France is not the only problem. Belgium has singlehandedly held up ratification of a trade deal with six countries in Central America. Its economic components have been in provisional effect for ten years, but the political chapters — for example, on labor rights — are not.

“That is a disaster,” Borrell said after visiting Latin America. “We cannot keep people waiting for ten years.”

Macron is still waiting for the outcome of legislative elections in June. A victory for centrist and center-right parties should allow him to move forward. What’s Belgium’s excuse?

Repeal Trump’s tariffs

There is no calculation of how much the trade deals would save Europeans in living costs, which rose 7.5 percent in the last year.

Such calculations do exist in the United States. Three economists estimate that repealing Donald Trump’s tariffs alone would reduce inflation from 8.5 to 7.2 percent, saving every American household almost $800 this year.

Relaxing Joe Biden’s “Buy American” policy in procurement could shave another .6 points off inflation.

Biden did ease — not repeal — Trump’s tariffs on European aluminum and steel.
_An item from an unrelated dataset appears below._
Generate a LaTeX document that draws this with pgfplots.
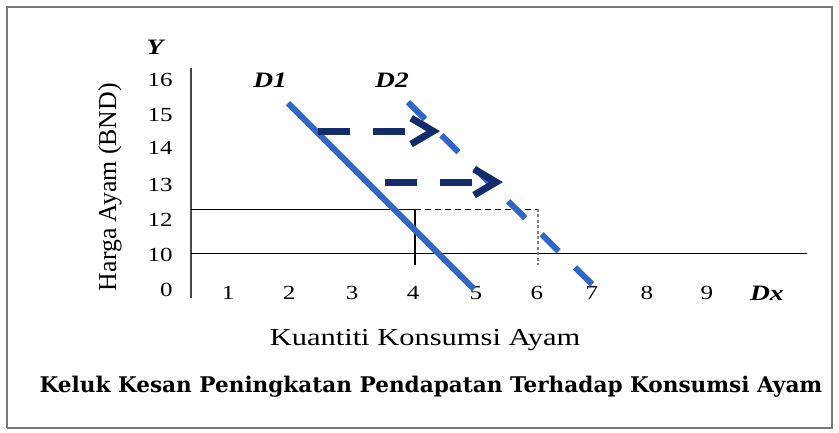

The EU removed tariffs on bourbon whisky and Harley-Davidson motorbikes.

Biden has not withdrawn Trump’s tariffs on China, even though they’ve failed in their stated aims. China still steals intellectual property. It still requires foreign companies to partner with Chinese firms and share their technologies. It still limits foreign investment. It seldom allows foreign companies to bid for public contracts. Biden’s trade representative, Katherine Tai, told Congress in March that the tariffs have “not incentivized China to change.” Yet they remain in place.

In Biden’s hands

There are other ways in which Biden could liberalize trade, few of which require congressional approval:

  • Remove tariffs on Canadian lumber, which have driven down imports and raised home construction costs.
  • Rejoin the Trans-Pacific Partnership Barack Obama negotiated, but which Trump kept America out of.
  • Speed up negotiations for a post-Brexit trade deal with the United Kingdom.
  • Stop fighting Canada and Mexico on their interpretation of country-of-origin rules for tariff-free car exports under the United States-Mexico-Canada Agreement. (Forbes has more.)
  • Waive the Merchant Marine Act of 1920, better known as the Jones Act, which doubles the cost of moving containers between American ports by mandating that only American-built ships with American crews can serve American coastal trade. This adds between $500 and $1,800 to annual living costs for families in Puerto Rico and Hawaii.

Biden says he wants to do “everything in [his] power to lower prices for families,” but so far he hasn’t done any of the above.